Sharing his views on the survey, Dr Atish Chattopadhyay, Director, IFIM Business School said, “This is the first time that a Business School, in India, has taken the initiative to reach out to industry executives to find out the skills required for industry 4.0 and bridge the gap between industry and academia. It is encouraging that the senior level industry practitioners involved themselves deeply in sharing their perspectives to enrich the B School Curriculum. The ten needs identified for industry 4.0 along with the insights, will go a long way in aligning the future of business education with the future of work.”

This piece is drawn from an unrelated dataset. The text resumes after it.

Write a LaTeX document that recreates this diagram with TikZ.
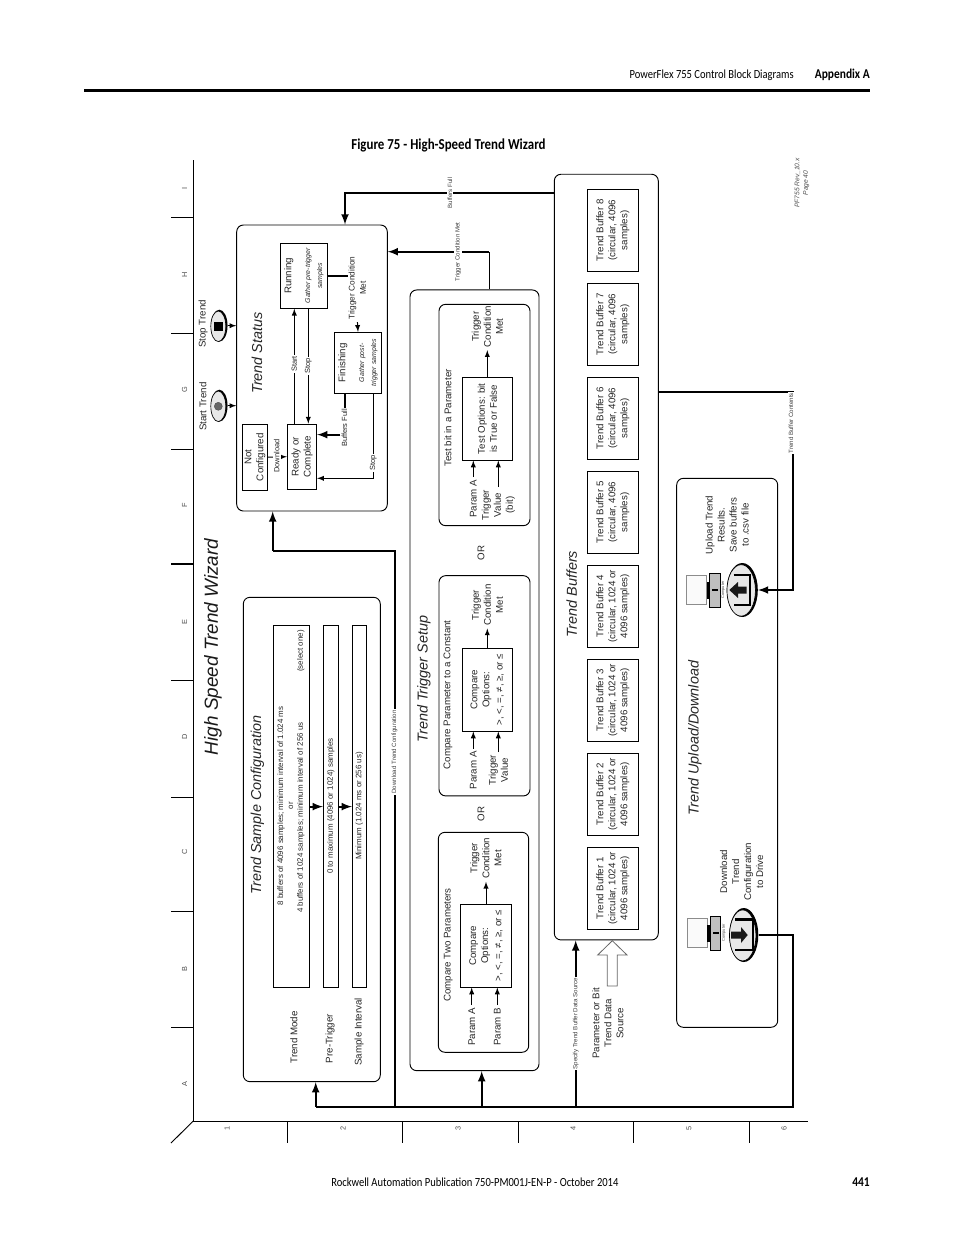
\documentclass[tikz,border=0pt]{standalone}
\usepackage{fontspec}
\setmainfont{Liberation Sans}
\newfontfamily\pagefont[FakeStretch=0.85]{Carlito}
\usetikzlibrary{shapes.geometric}
\newcommand{\gatherfont}{\fontsize{5.2}{6.8}\selectfont\itshape}

\tikzset{
  boxdim/.style 2 args={minimum width=#1*0.75pt, minimum height=#2*0.75pt},
  panel/.style={draw, rotate=90, rounded corners=5pt, line width=0.7pt},
  stepbox/.style={draw, rotate=90, align=center, inner sep=0pt, line width=0.7pt, text=black!85, font=\fontsize{7.3}{9}\selectfont},
  txt/.style={rotate=90, align=center, inner sep=0pt, text=black!85, font=\fontsize{7.3}{9}\selectfont},
  heading/.style={rotate=90, inner sep=0pt, text=black!85, font=\fontsize{10.8}{13}\selectfont\itshape},
  tag/.style={rotate=90, align=center, inner sep=0.8pt, fill=white, text=black!85, font=\fontsize{5.6}{7}\selectfont},
  modetxt/.style={rotate=90, inner sep=0pt, text=black!85, font=\fontsize{5.95}{7}\selectfont},
  smalltag/.style={rotate=90, inner sep=0.8pt, fill=white, text=black!75, font=\fontsize{4.6}{6}\selectfont},
  grid/.style={rotate=90, inner sep=0pt, text=black!70, font=\fontsize{5.5}{7}\selectfont},
  pagetxt/.style={inner sep=0pt, font=\pagefont\fontsize{9.3}{11}\selectfont},
  pagebold/.style={inner sep=0pt, font=\pagefont\bfseries\fontsize{10.1}{12}\selectfont},
  flow/.style={line width=0.75pt, -latex},
  gapflow/.style={line width=0.75pt, -latex, shorten <=1.8pt},
  wire/.style={line width=1.6pt},
  bigflow/.style={line width=1.6pt, -latex},
  btnback/.style={ellipse, fill=black, inner sep=0pt},
  btnface/.style={ellipse, draw, fill=black!9, line width=0.5pt, inner sep=0pt},
  glyph/.style={fill=black!90, draw=none},
}

\begin{document}
\begin{tikzpicture}[x=0.75pt, y=-0.75pt]
\useasboundingbox (0,0) rectangle (954,1235);

% page furniture
\node[pagetxt, anchor=east] (hdr) at (794,75) {PowerFlex 755 Control Block Diagrams};
\node[pagebold, anchor=east] (app) at (870,75) {Appendix A};
\coordinate (ruleL) at (84,90.5);
\coordinate (ruleR) at (870,90.5);
\draw[line width=2.7pt] (ruleL) -- (ruleR);
\node[pagebold, font=\pagefont\bfseries\fontsize{11.4}{13}\selectfont] (figtitle) at (448.5,145) {Figure 75 - High-Speed Trend Wizard};
\node[pagetxt, anchor=west] (ftr) at (331,1182) {Rockwell Automation Publication 750-PM001J-EN-P - October 2014};
\node[pagebold, anchor=east] (pgno) at (870,1182) {441};

% grid frame
\coordinate (org) at (193.3,1121);
\draw[line width=0.7pt] (193.3,160) -- (org) -- (807.5,1121);
\draw[line width=0.7pt] (org) -- (171,1143);
\foreach \ty in {217.7,333,449,680,797,911,1027}
  \draw[line width=0.7pt] (171,\ty) -- (193.3,\ty);
\draw[line width=1.2pt] (171,564) -- (193.3,564);
\foreach \tx in {287.3,402.3,518.3,633.3,749.3}
  \draw[line width=0.7pt] (\tx,1121) -- (\tx,1143);
\foreach \gl/\gy in {I/188,H/275,G/390,F/505,E/622,D/737,C/852,B/969,A/1084}
  \node[grid] (row\gl) at (184.5,\gy) {\gl};
\foreach \gl/\gx in {1/227,2/343,3/458,4/573,5/689,6/784}
  \node[grid] (col\gl) at (\gx,1128) {\gl};

\node[rotate=90, inner sep=0pt, text=black!90, font=\fontsize{14.2}{17}\selectfont\itshape] (wiztitle) at (213,647) {High Speed Trend Wizard};
\node[rotate=90, align=center, inner sep=0pt, text=black!70, font=\fontsize{5}{6.5}\selectfont\itshape] (revtag) at (802,183) {PF755 Rev\_10.x\\Page 40};

% panels
\node[panel, boxdim={286}{150.6}] (pstatus) at (312,368) {};
\node[panel, boxdim={484.4}{137}] (psample) at (311.8,839.5) {};
\node[panel, boxdim={780.7}{129}] (ptrigger) at (474.5,680.3) {};
\node[panel, boxdim={765.7}{104}] (pbuffers) at (606.3,557.1) {};
\node[panel, boxdim={549}{101}] (pupload) at (727.2,752.8) {};
\node[panel, boxdim={221.4}{91}] (ptestbit) at (484.5,415) {};
\node[panel, boxdim={220.3}{91}] (pconst) at (484.5,685.8) {};
\node[panel, boxdim={220}{90.4}] (ptwo) at (483.5,942.3) {};

\node[heading] (hstatus) at (257,353) {Trend Status};
\node[heading] (hsample) at (257.3,804.7) {Trend Sample Configuration};
\node[heading] (htrigger) at (424,679) {Trend Trigger Setup};
\node[heading] (hbuffers) at (571.7,594) {Trend Buffers};
\node[heading] (hupload) at (695,738) {Trend Upload/Download};

% trend status
\node[txt] (lblstart) at (203,406.7) {Start Trend};
\node[txt] (lblstop) at (203,324) {Stop Trend};
\node[btnback, boxdim={16.5}{32}] (startb) at (219.3,405.7) {};
\node[btnface, boxdim={15}{30.5}] (startf) at (218.3,406.3) {};
\node[btnback, boxdim={16.5}{32}] (stopb) at (219.3,325.7) {};
\node[btnface, boxdim={15}{30.5}] (stopf) at (218.3,326.3) {};
\node[circle, fill=black!60, draw=black!70, line width=0.3pt, minimum size=6pt, inner sep=0pt] (startdot) at (218.3,406.3) {};
\node[rectangle, fill=black, minimum width=6.8pt, minimum height=7pt, inner sep=0pt] (stopsq) at (218.5,326.7) {};
\draw[flow] (startb.east) -- (startb.east -| pstatus.north);
\draw[flow] (stopb.east) -- (stopb.east -| pstatus.north);

\node[stepbox, boxdim={65.7}{25.4}] (notcfg) at (255,457.2) {Not\\Configured};
\node[stepbox, boxdim={65.3}{29.4}] (ready) at (302,456.7) {Ready or\\Complete};
\node[stepbox, boxdim={65}{47.4}] (running) at (304,275.8) {Running\\[5pt]\gatherfont Gather pre-trigger\\\gatherfont samples};
\node[stepbox, boxdim={61}{47.4}] (finishing) at (358,362.8) {Finishing\\[5pt]\gatherfont Gather post-\\\gatherfont trigger samples};
\draw[flow] (294.3,0 |- ready.east) -- (294.3,0 |- running.west);
\draw[flow] (308.3,0 |- running.west) -- (308.3,0 |- ready.east);
\draw[flow] (notcfg.south) -- (ready.north);
\node[tag] (tstart) at (294.3,364) {Start};
\node[tag] (tstop) at (308.3,366) {Stop};
\node[tag] (tdown) at (276.7,456) {Download};
\node[txt, font=\fontsize{6.2}{8.5}\selectfont] (ttrig) at (357.3,288) {Trigger Condition\\Met};
\draw[wire] (running.south) -- (running.south -| ttrig.north);
\draw[gapflow] (ttrig.west) -- (finishing.east);
\node[tag] (tbfull) at (344.5,428) {Buffers Full};
\draw[wire] (345,0 |- finishing.west) -- (345,0 |- tbfull.east);
\draw[bigflow] ([yshift=-5pt]tbfull.north) -- ([yshift=-5pt]tbfull.north -| ready.south);
\draw[flow] (373.3,0 |- finishing.west) |- (ready.south |- 0,478.3);
\node[tag] (tstop2) at (373.3,463) {Stop};

% sample configuration
\node[stepbox, boxdim={361.3}{36.4}] (modebox) at (291.5,806.6) {};
\node[stepbox, boxdim={361.3}{15.4}] (prebox) at (331,806.6) {};
\node[stepbox, boxdim={361.3}{14.4}] (intbox) at (359.5,806.6) {};
\node[modetxt] (m1) at (281,806) {8 buffers of 4096 samples; minimum interval of 1.024 ms};
\node[modetxt] (m2) at (291,805.7) {or};
\node[modetxt] (m3) at (300.7,817.7) {4 buffers of 1024 samples; minimum interval of 256 us};
\node[modetxt] (m4) at (300.7,651) {(select one)};
\node[modetxt] (m5) at (330.7,806) {0 to maximum (4096 or 1024) samples};
\node[modetxt] (m6) at (359.3,806) {Minimum (1.024 ms or 256 us)};
\draw[bigflow] (modebox.south) -- (prebox.north);
\draw[bigflow] (prebox.south) -- (intbox.north);
\node[txt] (lmode) at (294,1037.5) {Trend Mode};
\node[txt] (lpre) at (330,1038.7) {Pre-Trigger};
\node[txt] (lint) at (359,1031.7) {Sample Interval};

% trigger setup, test bit
\node[txt] (tbit) at (448,418) {Test bit in a Parameter};
\node[stepbox, boxdim={82.7}{50}] (optbit) at (487.3,418.7) {Test Options: bit\\is True or False};
\node[txt] (metbit) at (487.3,326.7) {Trigger\\Condition\\Met};
\draw[flow] (optbit.east) -- ([yshift=-2pt]metbit.west);
\node[txt] (abit) at (473.3,498.7) {Param A};
\node[txt] (vbit) at (498.3,505) {Trigger\\Value\\(bit)};
\draw[gapflow] (abit.east) -- (abit.east |- optbit.west);
\draw[gapflow] (vbit.east) -- (vbit.east |- optbit.west);
\node[txt] (or1) at (481,553) {OR};

% trigger setup, constant
\node[txt] (tconst) at (448,694.7) {Compare Parameter to a Constant};
\node[stepbox, boxdim={82.7}{50}] (optconst) at (487.3,689.7) {Compare\\Options:\\[1pt]>, <, =, ≠, ≥, or ≤};
\node[txt] (metconst) at (487.3,605) {Trigger\\Condition\\Met};
\draw[flow] (optconst.east) -- ([yshift=-2pt]metconst.west);
\node[txt] (aconst) at (473.3,770.3) {Param A};
\node[txt] (vconst) at (498.3,770) {Trigger\\Value};
\draw[gapflow] (aconst.east) -- (aconst.east |- optconst.west);
\draw[gapflow] (vconst.east) -- (vconst.east |- optconst.west);
\node[txt] (or2) at (481,814) {OR};

% trigger setup, two parameters
\node[txt] (ttwo) at (448.3,945) {Compare Two Parameters};
\node[stepbox, boxdim={82.7}{50.6}] (opttwo) at (486,945.7) {Compare\\Options:\\[1pt]>, <, =, ≠, ≥, or ≤};
\node[txt] (mettwo) at (486,858.3) {Trigger\\Condition\\Met};
\draw[flow] (opttwo.east) -- ([yshift=-2pt]mettwo.west);
\node[txt] (atwo) at (471.7,1026.7) {Param A};
\node[txt] (btwo) at (497.3,1026.7) {Param B};
\draw[gapflow] (atwo.east) -- (atwo.east |- opttwo.west);
\draw[gapflow] (btwo.east) -- (btwo.east |- opttwo.west);

% trend buffers
\foreach \n/\by in {1/888.3,2/794.3,3/700.3,4/606.3}
  \node[stepbox, boxdim={82}{51}] (buf\n) at (612.8,\by) {Trend Buffer \n\\(circular, 1024 or\\4096 samples)};
\foreach \n/\by in {5/512.3,6/418.3,7/324.3,8/230.3}
  \node[stepbox, boxdim={82}{51}] (buf\n) at (612.8,\by) {Trend Buffer \n\\(circular, 4096\\samples)};
\draw[draw=black!60, fill=white, line width=0.6pt] (612.3,940.7) -- (627,955) -- (617.3,955) -- (617.3,986) -- (607.3,986) -- (607.3,955) -- (597.7,955) -- cycle;
\node[txt] (lsource) at (608,1023.3) {Parameter or Bit\\Trend Data\\Source};

% upload and download
\foreach \cy/\cx in {590/0,933/0.6} {
  \draw[draw=black!45, fill=black!2, line width=0.6pt] (686.7+\cx,\cy-15) rectangle (706.7+\cx,\cy+14);
  \fill[black] (706.7+\cx,\cy-8) rectangle (710+\cx,\cy+9);
  \draw[fill=black!25, line width=0.6pt] (709.7+\cx,\cy-17) rectangle (720+\cx,\cy+17);
  \fill[black] (712+\cx,\cy-0.8) rectangle (718+\cx,\cy+0.8);
  \node[rotate=90, inner sep=0pt, text=black!70, font=\fontsize{3}{3.5}\selectfont] at (723.2+\cx,\cy) {Computer};
}
\node[btnback, boxdim={31}{54}] (upb) at (742.3,590) {};
\node[btnface, boxdim={28.5}{51.5}] (upf) at (741.2,590.4) {};
\node[btnback, boxdim={29}{54}] (dlb) at (743.8,935) {};
\node[btnface, boxdim={26.5}{51}] (dlf) at (742.7,935.4) {};
\draw[line width=1.8pt] (733.7,575) -- (749.7,575) -- (749.7,605) -- (733.7,605);
\fill[glyph] (729.3,590) -- (738,582) -- (738,586.5) -- (746.5,586.5) -- (746.5,593.5) -- (738,593.5) -- (738,598) -- cycle;
\draw[line width=1.8pt] (735,919.3) -- (752.7,919.3) -- (752.7,950) -- (735,950);
\fill[glyph] (747.7,935) -- (741,927) -- (741,931.5) -- (731,931.5) -- (731,938.5) -- (741,938.5) -- (741,943) -- cycle;
\node[txt] (lup) at (727.2,525) {Upload Trend\\Results.\\Save buffers\\to .csv file};
\node[txt] (ldown) at (741.7,871.7) {Download\\Trend\\Configuration\\to Drive};

% main connections
\coordinate (busL) at (315.7,1106.7);
\coordinate (busR) at (793.3,1106.7);
\coordinate (dlcorner) at (272.7,550.7);
\draw[wire] (dlb.east) -| (busR) -- (busL);
\draw[bigflow] (busL) -- (busL |- psample.west);
\draw[bigflow] (481.7,0 |- busL) -- (481.7,0 |- ptrigger.west);
\draw[bigflow] (575.7,0 |- busL) -- (575.7,0 |- pbuffers.west);
\draw[wire] (395,0 |- busL) |- (dlcorner);
\draw[bigflow] (dlcorner) -- (dlcorner |- pstatus.west);
\draw[bigflow] (pbuffers.north |- 0,192.7) -| (345,0 |- pstatus.east);
\draw[bigflow] (489.3,251.7) -- (pstatus.south |- 0,251.7);
\draw[line width=1pt] (489.3,0 |- ptrigger.east) -- (489.3,251.7);
\draw[bigflow] (pbuffers.south |- 0,391.7) -| (793.3,590) -- (upb.east);

\node[smalltag] (sfull) at (450,193) {Buffers Full};
\node[smalltag] (strig) at (458,252) {Trigger Condition Met};
\node[smalltag] (sdown) at (394.5,752) {Download Trend Configuration};
\node[smalltag] (sspec) at (575.7,1023.7) {Specify Trend Buffer Data Source};
\node[smalltag] (scont) at (791,423) {Trend Buffer Contents};
\end{tikzpicture}
\end{document}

Dhananjay Singh, Director General, NHRD, commented on the survey, “India is in dire need of an upgrade in its management curricula to keep up with the rapid transformations across industries globally. The country’s youth are considered one of the most talented resources across the world. The survey will be a platform for corporates in the country to share their views on the skills required for the future workforce. It will guide management institutions to adopt these practices in today’s curriculum to create job-ready and continuously employable professionals. This will keep India’s academic cross-section and industry aligned, which has seen a phase of disconnect in the past.” The survey also revealed new trends in the Indian scenario like the concept of a multi-generation workforce where the industry executives work together with younger MBA participants.

 Dr Tom R Robinson, President and CEO of AACSB; Dr Jagdish Sheth, Charles H Kellstadt Professor of Marketing, Goizueta Business School, Emory University; and Dr A Parasuraman, Professor and James W McLamore Chair in Marketing, University of Miami were also present at the unveiling of the findings.